* _WHAT YOU HAVE TO DO_
Reproduce the listing word for word, leaving every picture behind.

* _SUPPLIED MATERIAL_
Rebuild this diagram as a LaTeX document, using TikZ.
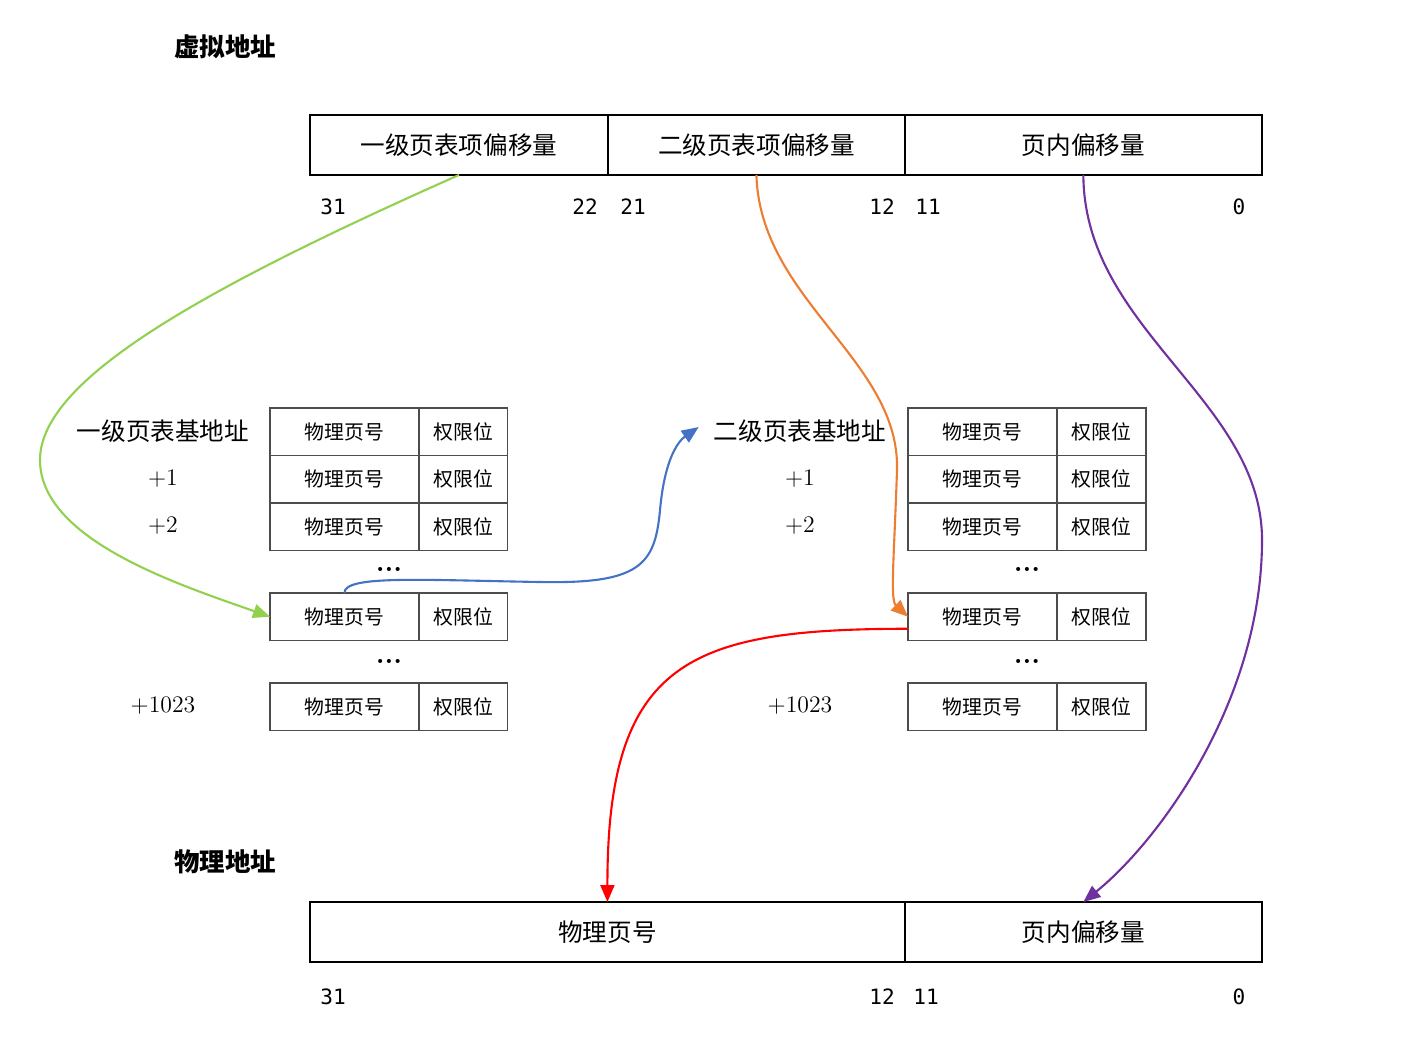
\documentclass[tikz,border=0pt]{standalone}
\usepackage{fontspec}
\newfontfamily\cjk{Noto Sans CJK SC}
\newfontfamily\bitfont{DejaVu Sans Mono}
\usetikzlibrary{arrows.meta, positioning, calc}
\definecolor{vert}{HTML}{92D050}
\definecolor{orange}{HTML}{ED7D31}
\definecolor{bleu}{HTML}{4472C4}
\definecolor{rouge}{HTML}{FF0000}
\definecolor{violet}{HTML}{7030A0}
\tikzset{
  champ/.style={rectangle, draw=black, line width=1.1pt, minimum height=1.2cm,
    inner sep=0pt, outer sep=0pt, font=\cjk\fontsize{14}{16}\selectfont},
  cellule/.style={rectangle, draw=black!70, line width=0.6pt, minimum height=0.95cm,
    inner sep=0pt, outer sep=0pt, font=\cjk\fontsize{11.3}{13}\selectfont},
  ppn/.style={cellule, minimum width=2.98cm},
  droits/.style={cellule, minimum width=1.78cm},
  base/.style={font=\cjk\fontsize{14}{16}\selectfont},
  decal/.style={font=\fontsize{13.5}{15}\selectfont},
  titre/.style={font=\cjk\bfseries\fontsize{14.5}{16}\selectfont},
  bit/.style={font=\bitfont\fontsize{12}{14}\selectfont},
  points/.style={font=\bfseries\fontsize{16}{18}\selectfont, inner sep=1pt},
  fleche/.style={-{Triangle[length=3.4mm, width=2.8mm]}, line width=1.2pt}
}
\begin{document}
\begin{tikzpicture}[x=0.02cm, y=-0.02cm]
    \useasboundingbox (0,0) rectangle (1408,1048);

    % adresse virtuelle
    \node[titre] (va) at (225,47) {虚拟地址};
    \node[champ, minimum width=5.96cm, anchor=north west] (idx1) at (310,115) {一级页表项偏移量};
    \node[champ, minimum width=5.94cm, right=0pt of idx1] (idx2) {二级页表项偏移量};
    \node[champ, minimum width=7.14cm, right=0pt of idx2] (voff) {页内偏移量};

    \node[bit] (v31) at (333,207) {31};
    \node[bit] (v22) at (585,207) {22};
    \node[bit] (v21) at (633,207) {21};
    \node[bit] (v12) at (882,207) {12};
    \node[bit] (v11) at (928,207) {11};
    \node[bit] (v0) at (1239,207) {0};

    % table de premier niveau
    \node[base] (base1) at (163,431) {一级页表基地址};
    \node[decal] (p1a) at (163,479) {+1};
    \node[decal] (p2a) at (163,526) {+2};
    \node[decal] (p1023a) at (163,706) {+1023};

    \node[ppn, anchor=north west] (a0) at (270,408) {物理页号};
    \node[droits, right=0pt of a0] (a0d) {权限位};
    \node[ppn, below=0pt of a0] (a1) {物理页号};
    \node[droits, right=0pt of a1] (a1d) {权限位};
    \node[ppn, below=0pt of a1] (a2) {物理页号};
    \node[droits, right=0pt of a2] (a2d) {权限位};
    \node[points] (adots1) at (389,569) {...};
    \node[ppn, anchor=north west] (ax) at (270,593) {物理页号};
    \node[droits, right=0pt of ax] (axd) {权限位};
    \node[points] (adots2) at (389,661) {...};
    \node[ppn, anchor=north west] (an) at (270,683) {物理页号};
    \node[droits, right=0pt of an] (and) {权限位};

    % table de second niveau
    \node[base] (base2) at (800,431) {二级页表基地址};
    \node[decal] (p1b) at (800,479) {+1};
    \node[decal] (p2b) at (800,526) {+2};
    \node[decal] (p1023b) at (800,706) {+1023};

    \node[ppn, anchor=north west] (b0) at (908,408) {物理页号};
    \node[droits, right=0pt of b0] (b0d) {权限位};
    \node[ppn, below=0pt of b0] (b1) {物理页号};
    \node[droits, right=0pt of b1] (b1d) {权限位};
    \node[ppn, below=0pt of b1] (b2) {物理页号};
    \node[droits, right=0pt of b2] (b2d) {权限位};
    \node[points] (bdots1) at (1027,569) {...};
    \node[ppn, anchor=north west] (bx) at (908,593) {物理页号};
    \node[droits, right=0pt of bx] (bxd) {权限位};
    \node[points] (bdots2) at (1027,661) {...};
    \node[ppn, anchor=north west] (bn) at (908,683) {物理页号};
    \node[droits, right=0pt of bn] (bnd) {权限位};

    % adresse physique
    \node[titre] (pa) at (225,862) {物理地址};
    \node[champ, minimum width=11.9cm, anchor=north west] (pfn) at (310,902) {物理页号};
    \node[champ, minimum width=7.14cm, right=0pt of pfn] (poff) {页内偏移量};

    \node[bit] (p31) at (333,997) {31};
    \node[bit] (p12) at (882,997) {12};
    \node[bit] (p11) at (926,997) {11};
    \node[bit] (p0) at (1239,997) {0};

    % liens
    \draw[fleche, vert] (idx1.south) .. controls (200,290) and (40,380) .. (40,460)
      .. controls (40,540) and (180,585) .. (ax.west);
    \draw[fleche, bleu] (ax.north) .. controls (344,575) and (420,580) .. (540,582)
      .. controls (640,584) and (655,565) .. (660,510)
      .. controls (665,455) and (680,440) .. ($(base2.west)+(-9,-4)$);
    \draw[fleche, orange] (idx2.south) .. controls (760,300) and (900,360) .. (897,470)
      .. controls (894,560) and (890,600) .. (bx.west);
    \draw[fleche, rouge] ($(bx.west)+(0,12)$) .. controls (690,629) and (607,660) .. (pfn.north);
    \draw[fleche, violet] (voff.south) .. controls (1084,330) and (1262,400) .. (1262,540)
      .. controls (1262,700) and (1160,840) .. (poff.north);
  \end{tikzpicture}
\end{document}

* _CORRECT RESPONSE_
Rebuild this diagram as a LaTeX document, using TikZ.
\documentclass[tikz,border=0pt]{standalone}
\usepackage{fontspec}
\newfontfamily\cjk{Noto Sans CJK SC}
\newfontfamily\bitfont{DejaVu Sans Mono}
\usetikzlibrary{arrows.meta, positioning, calc}
\definecolor{vert}{HTML}{92D050}
\definecolor{orange}{HTML}{ED7D31}
\definecolor{bleu}{HTML}{4472C4}
\definecolor{rouge}{HTML}{FF0000}
\definecolor{violet}{HTML}{7030A0}
\tikzset{
  champ/.style={rectangle, draw=black, line width=1.1pt, minimum height=1.2cm,
    inner sep=0pt, outer sep=0pt, font=\cjk\fontsize{14}{16}\selectfont},
  cellule/.style={rectangle, draw=black!70, line width=0.6pt, minimum height=0.95cm,
    inner sep=0pt, outer sep=0pt, font=\cjk\fontsize{11.3}{13}\selectfont},
  ppn/.style={cellule, minimum width=2.98cm},
  droits/.style={cellule, minimum width=1.78cm},
  base/.style={font=\cjk\fontsize{14}{16}\selectfont},
  decal/.style={font=\fontsize{13.5}{15}\selectfont},
  titre/.style={font=\cjk\bfseries\fontsize{14.5}{16}\selectfont},
  bit/.style={font=\bitfont\fontsize{12}{14}\selectfont},
  points/.style={font=\bfseries\fontsize{16}{18}\selectfont, inner sep=1pt},
  fleche/.style={-{Triangle[length=3.4mm, width=2.8mm]}, line width=1.2pt}
}
\begin{document}
\begin{tikzpicture}[x=0.02cm, y=-0.02cm]
    \useasboundingbox (0,0) rectangle (1408,1048);

    % adresse virtuelle
    \node[titre] (va) at (225,47) {虚拟地址};
    \node[champ, minimum width=5.96cm, anchor=north west] (idx1) at (310,115) {一级页表项偏移量};
    \node[champ, minimum width=5.94cm, right=0pt of idx1] (idx2) {二级页表项偏移量};
    \node[champ, minimum width=7.14cm, right=0pt of idx2] (voff) {页内偏移量};

    \node[bit] (v31) at (333,207) {31};
    \node[bit] (v22) at (585,207) {22};
    \node[bit] (v21) at (633,207) {21};
    \node[bit] (v12) at (882,207) {12};
    \node[bit] (v11) at (928,207) {11};
    \node[bit] (v0) at (1239,207) {0};

    % table de premier niveau
    \node[base] (base1) at (163,431) {一级页表基地址};
    \node[decal] (p1a) at (163,479) {+1};
    \node[decal] (p2a) at (163,526) {+2};
    \node[decal] (p1023a) at (163,706) {+1023};

    \node[ppn, anchor=north west] (a0) at (270,408) {物理页号};
    \node[droits, right=0pt of a0] (a0d) {权限位};
    \node[ppn, below=0pt of a0] (a1) {物理页号};
    \node[droits, right=0pt of a1] (a1d) {权限位};
    \node[ppn, below=0pt of a1] (a2) {物理页号};
    \node[droits, right=0pt of a2] (a2d) {权限位};
    \node[points] (adots1) at (389,569) {...};
    \node[ppn, anchor=north west] (ax) at (270,593) {物理页号};
    \node[droits, right=0pt of ax] (axd) {权限位};
    \node[points] (adots2) at (389,661) {...};
    \node[ppn, anchor=north west] (an) at (270,683) {物理页号};
    \node[droits, right=0pt of an] (and) {权限位};

    % table de second niveau
    \node[base] (base2) at (800,431) {二级页表基地址};
    \node[decal] (p1b) at (800,479) {+1};
    \node[decal] (p2b) at (800,526) {+2};
    \node[decal] (p1023b) at (800,706) {+1023};

    \node[ppn, anchor=north west] (b0) at (908,408) {物理页号};
    \node[droits, right=0pt of b0] (b0d) {权限位};
    \node[ppn, below=0pt of b0] (b1) {物理页号};
    \node[droits, right=0pt of b1] (b1d) {权限位};
    \node[ppn, below=0pt of b1] (b2) {物理页号};
    \node[droits, right=0pt of b2] (b2d) {权限位};
    \node[points] (bdots1) at (1027,569) {...};
    \node[ppn, anchor=north west] (bx) at (908,593) {物理页号};
    \node[droits, right=0pt of bx] (bxd) {权限位};
    \node[points] (bdots2) at (1027,661) {...};
    \node[ppn, anchor=north west] (bn) at (908,683) {物理页号};
    \node[droits, right=0pt of bn] (bnd) {权限位};

    % adresse physique
    \node[titre] (pa) at (225,862) {物理地址};
    \node[champ, minimum width=11.9cm, anchor=north west] (pfn) at (310,902) {物理页号};
    \node[champ, minimum width=7.14cm, right=0pt of pfn] (poff) {页内偏移量};

    \node[bit] (p31) at (333,997) {31};
    \node[bit] (p12) at (882,997) {12};
    \node[bit] (p11) at (926,997) {11};
    \node[bit] (p0) at (1239,997) {0};

    % liens
    \draw[fleche, vert] (idx1.south) .. controls (200,290) and (40,380) .. (40,460)
      .. controls (40,540) and (180,585) .. (ax.west);
    \draw[fleche, bleu] (ax.north) .. controls (344,575) and (420,580) .. (540,582)
      .. controls (640,584) and (655,565) .. (660,510)
      .. controls (665,455) and (680,440) .. ($(base2.west)+(-9,-4)$);
    \draw[fleche, orange] (idx2.south) .. controls (760,300) and (900,360) .. (897,470)
      .. controls (894,560) and (890,600) .. (bx.west);
    \draw[fleche, rouge] ($(bx.west)+(0,12)$) .. controls (690,629) and (607,660) .. (pfn.north);
    \draw[fleche, violet] (voff.south) .. controls (1084,330) and (1262,400) .. (1262,540)
      .. controls (1262,700) and (1160,840) .. (poff.north);
  \end{tikzpicture}
\end{document}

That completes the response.